The Kent girl began the project the day before Thanksgiving and hasn’t stopped.
“I felt like it just looked terrible,” Ella said of the news coverage of the storm. “I saw people walking and the water was up to their waists, cars being flooded, and it just looked super bad.”
Ella, who attends Martin Sortun Elementary School, was inspired to act because of the charitable giving her parents and friends participate in and her family’s recent experiences.
The day after Ella’s family came home from the hospital following her younger brother, Brogan’s, brain surgery, is the day she saw the hurricane coverage.
She told her mother, Nicole, she wanted to help, and her mother told her to pray.
“And she looked at us and said, ‘I will, but that’s not enough.

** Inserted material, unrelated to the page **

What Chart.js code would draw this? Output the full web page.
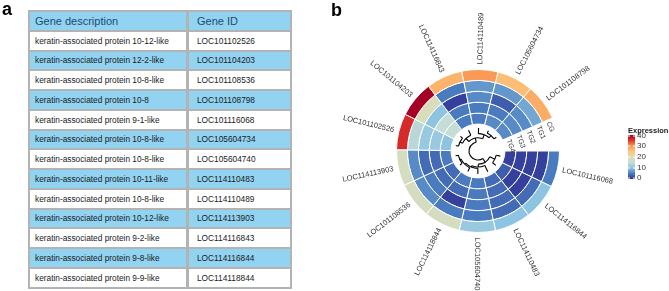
<!DOCTYPE html>
<html><head><meta charset="utf-8">
<script src="https://cdn.jsdelivr.net/npm/chart.js@4.4.1/dist/chart.umd.min.js"></script>
<style>
html,body{margin:0;padding:0;background:#fff;width:669px;height:291px;overflow:hidden;font-family:"Liberation Sans",Arial,sans-serif;}
#c{position:absolute;left:0;top:0;}
.panel{position:absolute;font-weight:bold;font-size:18px;line-height:1;color:#000;}
#tbl{position:absolute;left:28px;top:10px;width:264px;background:#b3b3b3;padding:2px;box-sizing:border-box;display:grid;grid-template-columns:156px 101px;column-gap:3px;row-gap:2px;}
#tbl div{height:17.75px;display:flex;align-items:center;font-size:8.3px;color:#1a1a1a;white-space:nowrap;background:#fff;padding-left:5px;box-sizing:border-box;}
#tbl div.id{padding-left:8px;}
#tbl div.b{background:#92d3f1;}
#tbl div.h{font-size:11px;color:#1f4a6e;}
</style></head>
<body>
<canvas id="c" width="669" height="291"></canvas>
<div class="panel" style="left:2px;top:0px;">a</div>
<div class="panel" style="left:331px;top:1px;">b</div>
<div id="tbl"></div>
<script>
// ---- table data ----
const tableHeader = ['Gene description', 'Gene ID'];
const geneDescriptions = [
  'keratin-associated protein 10-12-like','keratin-associated protein 12-2-like','keratin-associated protein 10-8-like',
  'keratin-associated protein 10-8','keratin-associated protein 9-1-like','keratin-associated protein 10-8-like',
  'keratin-associated protein 10-8-like','keratin-associated protein 10-11-like','keratin-associated protein 10-8-like',
  'keratin-associated protein 10-12-like','keratin-associated protein 9-2-like','keratin-associated protein 9-8-like',
  'keratin-associated protein 9-9-like'];
const tableGeneIds = ['LOC101102526','LOC101104203','LOC101108536','LOC101108798','LOC101116068','LOC105604734',
  'LOC105604740','LOC114110483','LOC114110489','LOC114113903','LOC114116843','LOC114116844','LOC114118844'];

// ---- circular heatmap data (clockwise from 3 o'clock) ----
const circleGenes = ['LOC101116068','LOC114116844','LOC114110483','LOC105604740','LOC114118844','LOC101108536',
  'LOC114113903','LOC101102526','LOC101104203','LOC114116843','LOC114110489','LOC105604734','LOC101108798'];
const groups = ['CG','TG1','TG2','TG3','TG4'];
const CG  = [5, 10, 10, 11, 18, 18, 18, 36, 40, 27, 30, 26, 28];
const TG1 = [1, 4, 4, 5, 5, 6, 6, 14, 19, 5, 7, 7, 8];
const TG2 = [1, 1, 4, 5, 1, 5, 4, 11, 10, 1, 6, 3, 6];
const TG3 = [1, 1, 4, 5, 4, 4, 4, 11, 15, 5, 5, 5, 6];
const TG4 = [1, 3, 4, 5, 5, 4, 5, 10, 15, 5, 5, 6, 6];
const legendTicks = [0, 10, 20, 30, 40];
// dendrogram: [height, left, right], leaves = index in circleGenes
const dendrogram = [10, [7, [3, 0, 1], [5, 2, [4, 3, [3, 4, [2, 5, 6]]]]],
                        [7, [4, [2, 7, 8], 9], [4, 10, [2, 11, 12]]]];

// ---- build table ----
const tbl = document.getElementById('tbl');
function cell(txt, cls){ const d=document.createElement('div'); d.className=cls; d.textContent=txt; tbl.appendChild(d); }
cell(tableHeader[0],'h b'); cell(tableHeader[1],'h b id');
geneDescriptions.forEach((g,i)=>{ const b = (i%2===1)?' b':''; cell(g, b); cell(tableGeneIds[i], 'id'+b); });

// ---- colour scale ----
const stops = [[0,[46,49,146]],[5,[74,123,191]],[10,[140,196,226]],[15,[198,220,214]],[20,[222,221,178]],
               [25,[252,198,124]],[30,[251,154,86]],[35,[224,53,43]],[40,[165,0,38]]];
function valueColor(v){
  v=Math.max(0,Math.min(40,v));
  for(let i=0;i<stops.length-1;i++){
    const [a,ca]=stops[i],[b,cb]=stops[i+1];
    if(v<=b){ const t=(v-a)/(b-a); const c=ca.map((x,k)=>Math.round(x+(cb[k]-x)*t)); return `rgb(${c[0]},${c[1]},${c[2]})`; }
  }
  return 'rgb(165,0,38)';
}
const series = [CG, TG1, TG2, TG3, TG4];
const FONT = '"Liberation Sans", Arial, sans-serif';

const ringPlugin = {
  id:'ringText',
  afterDatasetsDraw(chart){
    const c = chart.ctx;
    const n = chart.data.datasets.length;
    const outer = chart.getDatasetMeta(0).data;
    c.save();
    c.fillStyle = '#333';
    c.font = '7.5px ' + FONT;
    c.textBaseline = 'middle';
    outer.forEach((arc,i)=>{
      const a=(arc.startAngle+arc.endAngle)/2, r=arc.outerRadius+5;
      c.save();
      c.translate(arc.x+r*Math.cos(a), arc.y+r*Math.sin(a));
      if(Math.cos(a) < -0.05){ c.rotate(a+Math.PI); c.textAlign='right'; }
      else { c.rotate(a); c.textAlign='left'; }
      c.fillText(chart.data.labels[i],0,0);
      c.restore();
    });
    // track labels
    c.font = '7px ' + FONT;
    for(let d=0; d<n; d++){
      const arcs = chart.getDatasetMeta(d).data, last = arcs[arcs.length-1];
      const rm=(last.innerRadius+last.outerRadius)/2, a=last.endAngle+2/rm;
      c.save();
      c.translate(last.x+rm*Math.cos(a), last.y+rm*Math.sin(a));
      c.rotate(a+Math.PI/2);
      c.textAlign='left';
      c.fillText(chart.data.datasets[d].label,0,0);
      c.restore();
    }
    // dendrogram
    const inner = chart.getDatasetMeta(n-1).data;
    const cx=inner[0].x, cy=inner[0].y;
    const leafR = inner[0].innerRadius-4, rootR=9, maxH=dendrogram[0];
    const rad = h => leafR-(h/maxH)*(leafR-rootR);
    c.strokeStyle='#000'; c.lineWidth=1.1;
    function walk(node){
      if(typeof node==='number'){ const arc=inner[node]; return {a:(arc.startAngle+arc.endAngle)/2, r:leafR}; }
      const A=walk(node[1]), B=walk(node[2]), r=rad(node[0]);
      c.beginPath();
      [A,B].forEach(P=>{ c.moveTo(cx+r*Math.cos(P.a), cy+r*Math.sin(P.a)); c.lineTo(cx+P.r*Math.cos(P.a), cy+P.r*Math.sin(P.a)); });
      c.stroke();
      c.beginPath(); c.arc(cx,cy,r,A.a,B.a,false); c.stroke();
      return {a:(A.a+B.a)/2, r};
    }
    walk(dendrogram);
    // colour legend
    const lx=628, top=135, bot=179, w=7;
    const g=c.createLinearGradient(0,bot,0,top);
    stops.forEach(s=>g.addColorStop(s[0]/40, valueColor(s[0])));
    c.fillStyle=g; c.fillRect(lx,top,w,bot-top);
    c.fillStyle='#222'; c.font='bold 7.5px '+FONT; c.textAlign='left'; c.textBaseline='middle';
    c.fillText('Expression', lx, 131);
    c.font='8px '+FONT; 
    legendTicks.forEach(v=>{
      const y = bot-(v/40)*(bot-top);
      const yy = Math.min(bot-1, Math.max(top+1, y));
      c.strokeStyle='#fff'; c.lineWidth=1;
      c.beginPath(); c.moveTo(lx,yy); c.lineTo(lx+2,yy); c.moveTo(lx+w-2,yy); c.lineTo(lx+w,yy); c.stroke();
      c.fillStyle='#333'; c.fillText(String(v), lx+w+2, yy);
    });
    c.restore();
  }
};

new Chart(document.getElementById('c'), {
  type:'doughnut',
  data:{
    labels: circleGenes,
    datasets: groups.map((g,k)=>({
      label:g,
      data: circleGenes.map(()=>1),
      backgroundColor: series[k].map(valueColor),
      borderColor:'#fff', borderWidth:1
    }))
  },
  options:{
    responsive:false, animation:false, devicePixelRatio:1,
    rotation:90, circumference:336, cutout:'33%',
    layout:{padding:{left:396,right:109,top:69,bottom:58}},
    plugins:{legend:{display:false}, tooltip:{enabled:false}}
  },
  plugins:[ringPlugin]
});
</script>
</body></html>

What else can we do?'” Nicole said.
A bit overwhelmed after her son’s surgery, Nicole didn’t know what to do.
She enlisted the help of a friend at church who helped Ella organize a bake sale.
Soon, nearly $900 was raised.
Then a teammate, Beth Whitton, from Valley Girls and Guys Three-Day Breast Cancer Walk, suggested the blanket project.
On Dec. 2, Ella hosted her first blanket-making party at Greaney Law Firm and received $300 in donations from the attorneys.
She also will receive donated material from Joann Fabric and Craft Stores to make 40 more blankets.
Ella has collected about 150 blankets that World Vision is expected to ship to the East Coast.
Ella’s mother couldn’t be more proud of her.
“It makes me feel comfortable knowing that the younger generation is going to come up doing these good things for other people,” Nicole said.
Ella has seen a lot of fundraising and selfless acts in her young life, her mother said.
Nicole has lost two aunts to breast cancer, in addition to her son contending with a brain tumor.
The LaVoies don’t have any family or friends on the East Coast affected by the storm.
“I sort of know how it feels, but not as bad because my brother, he had brain surgery twice,” Ella said. “It was not long after his brain surgery that I heard about Hurricane Sandy.”
Ella takes her Girl Scouts membership and pledge to help people at all times seriously, she said.
New blanket donations have been dropped off at Trapper’s Sushi locations. Donations also can be dropped off at Greaney Law Firm, 124 Fourth Ave. S., Suite 240, Kent.